Власть стучалась в дом каждого жителя. Она являлась в обличье судьи, старосты, сборщика налогов, контролера. Над одними чиновниками стояли другие, над теми — третьи — и так до самой вершины пирамиды. Оттуда, из резиденции сатрапа, шли приказы, распоряжения, инструкции, требовавшие безоговорочного выполнения. Сатрап, повелевавший жизнью и смертью подданных, казался им всемогущим. Он был, однако, всего лишь царским слугой, то есть рабом, благополучие которого зависит от милости хозяина.
Для стран Древнего Востока деспотическая монархия была закономерна и исторически оправданна. В крохотных античных полисах, население которых обычно составляло 100–200 тысяч человек, подобный режим возникнуть не мог.
20—30 тысяч афинян носили гордое звание гражданина — в число граждан не включались дети, женщины, метеки (иностранцы, постоянно живущие в городе) и рабы. Практически все жители Афин знали друг друга.
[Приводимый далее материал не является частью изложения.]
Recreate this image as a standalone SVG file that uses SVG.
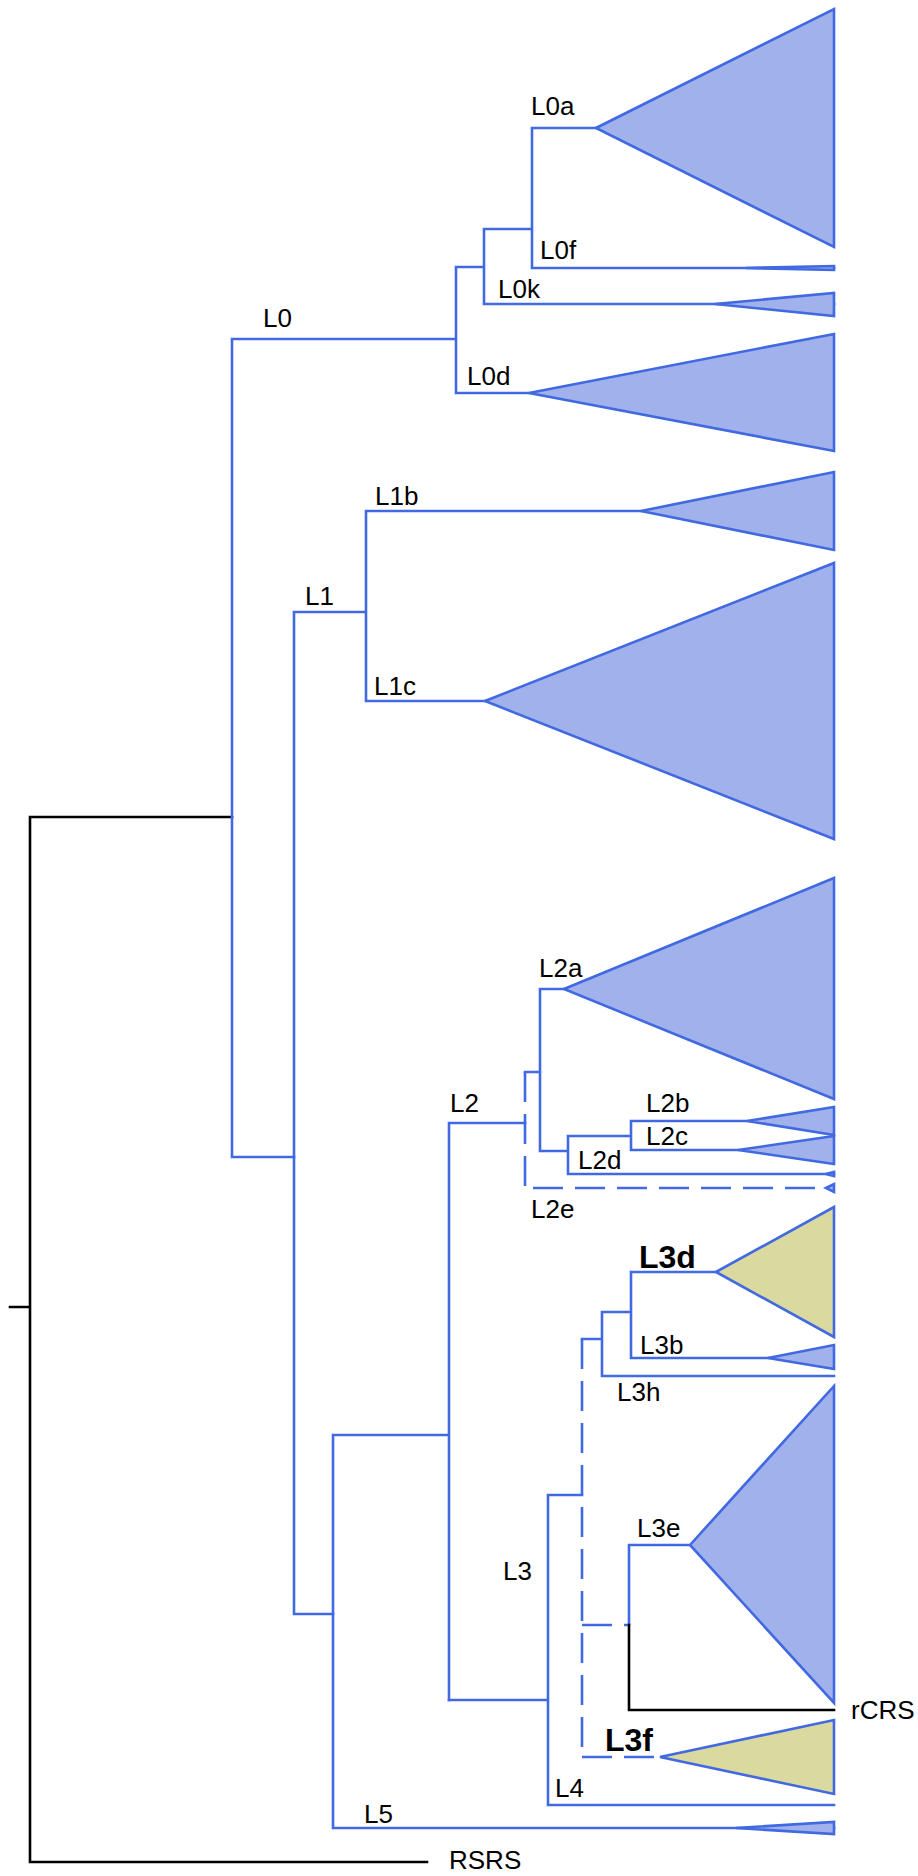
<svg xmlns="http://www.w3.org/2000/svg" width="918" height="1876" viewBox="0 0 918 1876">
<style>
.b{fill:none;stroke:#4169e1;stroke-width:2.6;stroke-linecap:square}
.d{fill:none;stroke:#4169e1;stroke-width:2.6;stroke-dasharray:30 12}
.k{fill:none;stroke:#000;stroke-width:2.6;stroke-linecap:square}
.t{fill:#a0b1eb;stroke:#4169e1;stroke-width:2.6;stroke-linejoin:miter}
.y{fill:#dad9a0;stroke:#4169e1;stroke-width:2.6;stroke-linejoin:miter}
text{font-family:"Liberation Sans",Arial,sans-serif;font-size:26px;fill:#000}
text.bold{font-weight:bold;font-size:32px}
</style>
<rect width="918" height="1876" fill="#fff"/>
<g id="connectors">
<path class="k" d="M30,817 V1862 H427 M30,817 H232 M10,1307 H30"/>
<path class="b" d="M232,339 V1157 H294 M232,339 H456 M456,267 V393 M456,267 H484 M484,229 V304 H834 M484,229 H532 M532,128 V268 H834 M532,128 H596 M456,393 H529"/>
<path class="b" d="M294,612 V1614 H333 M294,612 H366 M366,511 V701 M366,511 H641 M366,701 H485"/>
<path class="b" d="M333,1435 V1828 H834 M333,1435 H449 M449,1123 V1700 M449,1123 H525"/>
<path class="d" d="M525,1072 V1188"/>
<path class="b" d="M525,1072 H540 M540,989 V1151 M540,989 H564 M540,1151 H568 M568,1136 V1174 H834 M568,1136 H631 M631,1121 V1150 M631,1121 H747 M631,1150 H738"/>
<path class="d" d="M533,1188 H834"/>
<path class="b" d="M449,1700 H548 M548,1495 V1805 H834 M548,1495 H582"/>
<path class="d" d="M582,1339 V1757"/>
<path class="b" d="M582,1339 H602 M602,1312 V1376 H834 M602,1312 H631 M631,1272 V1358 M631,1272 H716 M631,1358 H768 M629,1545 V1625 M629,1545 H690"/>
<path class="d" d="M582,1625 H629 M582,1757 H660"/>
<path class="k" d="M629,1625 V1710 H834"/>
</g>
<g id="L0"><text x="263" y="327">L0</text></g>
<g id="L0a"><polygon class="t" points="596,128 834,9 834,247"/><text x="531" y="115">L0a</text></g>
<g id="L0f"><polygon class="t" points="746,268 834,266 834,270"/><text x="540" y="259">L0f</text></g>
<g id="L0k"><polygon class="t" points="715,304 834,293 834,316"/><text x="498" y="298">L0k</text></g>
<g id="L0d"><polygon class="t" points="529,393 834,334 834,451"/><text x="467" y="385">L0d</text></g>
<g id="L1"><text x="305" y="605">L1</text></g>
<g id="L1b"><polygon class="t" points="641,511 834,472 834,550"/><text x="375" y="505">L1b</text></g>
<g id="L1c"><polygon class="t" points="485,701 834,563 834,839"/><text x="374" y="695">L1c</text></g>
<g id="L2"><text x="450" y="1112">L2</text></g>
<g id="L2a"><polygon class="t" points="564,989 834,878 834,1099"/><text x="539" y="977">L2a</text></g>
<g id="L2b"><polygon class="t" points="747,1121 834,1107 834,1135"/><text x="646" y="1112">L2b</text></g>
<g id="L2c"><polygon class="t" points="738,1150 834,1136 834,1164"/><text x="646" y="1145">L2c</text></g>
<g id="L2d"><polygon class="t" points="826,1174 834,1172 834,1176"/><text x="578" y="1169">L2d</text></g>
<g id="L2e"><polygon class="t" points="826,1188 834,1184 834,1192"/><text x="531" y="1218">L2e</text></g>
<g id="L3"><text x="503" y="1580">L3</text></g>
<g id="L3d"><polygon class="y" points="716,1272 834,1207 834,1337"/><text class="bold" x="639" y="1268">L3d</text></g>
<g id="L3b"><polygon class="t" points="768,1358 834,1345 834,1369"/><text x="640" y="1354">L3b</text></g>
<g id="L3h"><text x="617" y="1401">L3h</text></g>
<g id="L3e"><polygon class="t" points="690,1545 834,1386 834,1703"/><text x="637" y="1537">L3e</text></g>
<g id="rCRS"><text x="851" y="1719">rCRS</text></g>
<g id="L3f"><polygon class="y" points="660,1757 834,1720 834,1794"/><text class="bold" x="605" y="1751">L3f</text></g>
<g id="L4"><text x="555" y="1797">L4</text></g>
<g id="L5"><polygon class="t" points="736,1828 834,1822 834,1834"/><text x="364" y="1823">L5</text></g>
<g id="RSRS"><text x="449" y="1869">RSRS</text></g>
</svg>
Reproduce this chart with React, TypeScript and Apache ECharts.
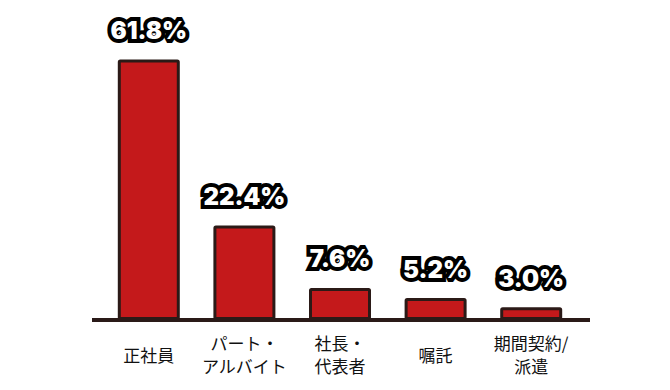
import React, { useEffect, useRef } from "react";
import * as echarts from "echarts";

const categories = ["正社員", "パート・\nアルバイト", "社長・\n代表者", "嘱託", "期間契約/\n派遣"];
const values = [61.8, 22.4, 7.6, 5.2, 3.0];

export default function App() {
  const ref = useRef<HTMLDivElement>(null);
  useEffect(() => {
    if (!ref.current) return;
    const chart = echarts.init(ref.current, null, { renderer: "svg" });
    chart.setOption({
      animation: false,
      backgroundColor: "#ffffff",
      grid: { left: 93, width: 478, top: 17, bottom: 78, containLabel: false },
      xAxis: {
        type: "category",
        data: categories,
        axisLine: { show: false },
        axisTick: { show: false },
        axisLabel: {
          color: "#111111",
          fontSize: 17,
          lineHeight: 23,
          fontFamily: "Noto Sans CJK JP",
          verticalAlign: "middle",
          margin: 34,
          interval: 0,
        },
      },
      yAxis: {
        type: "value",
        min: 0,
        max: 70,
        show: false,
        splitLine: { show: false },
      },
      graphic: [
        {
          type: "line",
          shape: { x1: 84, y1: 312, x2: 582, y2: 312 },
          style: { stroke: "#2a1a18", lineWidth: 4 },
          z: 10,
        },
      ],
      series: [
        {
          type: "bar",
          data: values,
          barWidth: 62,
          itemStyle: {
            color: "#c4191b",
            borderColor: "#2b1a17",
            borderWidth: 3,
            borderRadius: 1,
          },
          label: {
            show: true,
            position: "top",
            distance: 17,
            formatter: (p: any) => p.value.toFixed(1) + "%",
            color: "#ffffff",
            fontSize: 24,
            fontWeight: 900,
            fontFamily: "Inter",
            textBorderColor: "#000000",
            textBorderWidth: 8,
          },
        },
      ],
    });
    return () => chart.dispose();
  }, []);
  return <div ref={ref} style={{ width: 670, height: 390 }} />;
}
Общественная жизнь проходила на виду. О каждом шаге чиновников, о каждой израсходованной казенной драхме становилось известно демосу. В течение года 10 раз должностные лица отчитывались перед Народным собранием в своей деятельности, каждого в любой момент могли сместить с его поста. Народ ревниво следил, чтобы кто-нибудь не приобрел слишком большого влияния, которое угрожало бы демократии. Представители власти отнюдь не воспринимались как люди, возвышающиеся над основной массой граждан. Скорее наоборот: они сами ощущали себя слугами демоса, вынужденными подчас заискивать перед ним и всячески доказывать свое право занимать ту или иную должность. При этом они должны были помнить, что и самый высокий пост не защитит их, если они совершат малейший проступок. Злоупотребляя властью и причиняя обиду согражданам, любой чиновник, складывавший свои полномочия через год и не имевший права дважды занимать одну и ту же должность (исключение составляли лишь члены коллегии стратегов), с тревогой ожидал расплаты после очередных выборов — ведь его место вполне мог занять обиженный и свести с ним счеты.
Казалось бы, власть не давала никаких преимуществ тем, кто нес ее бремя. Работать за плату в V веке до н. э. считалось позорным для свободного человека, который, участвуя в управлении, выполнял (и делал это бескорыстно!) свою прямую, хоть и нелегкую, обязанность, нередко расходуя значительные собственные средства. Единственным вознаграждением для него могла служить слава среди сограждан, почетные декреты, высеченные на камнях и увековечивающие имя того, кто позаботился о благе государства.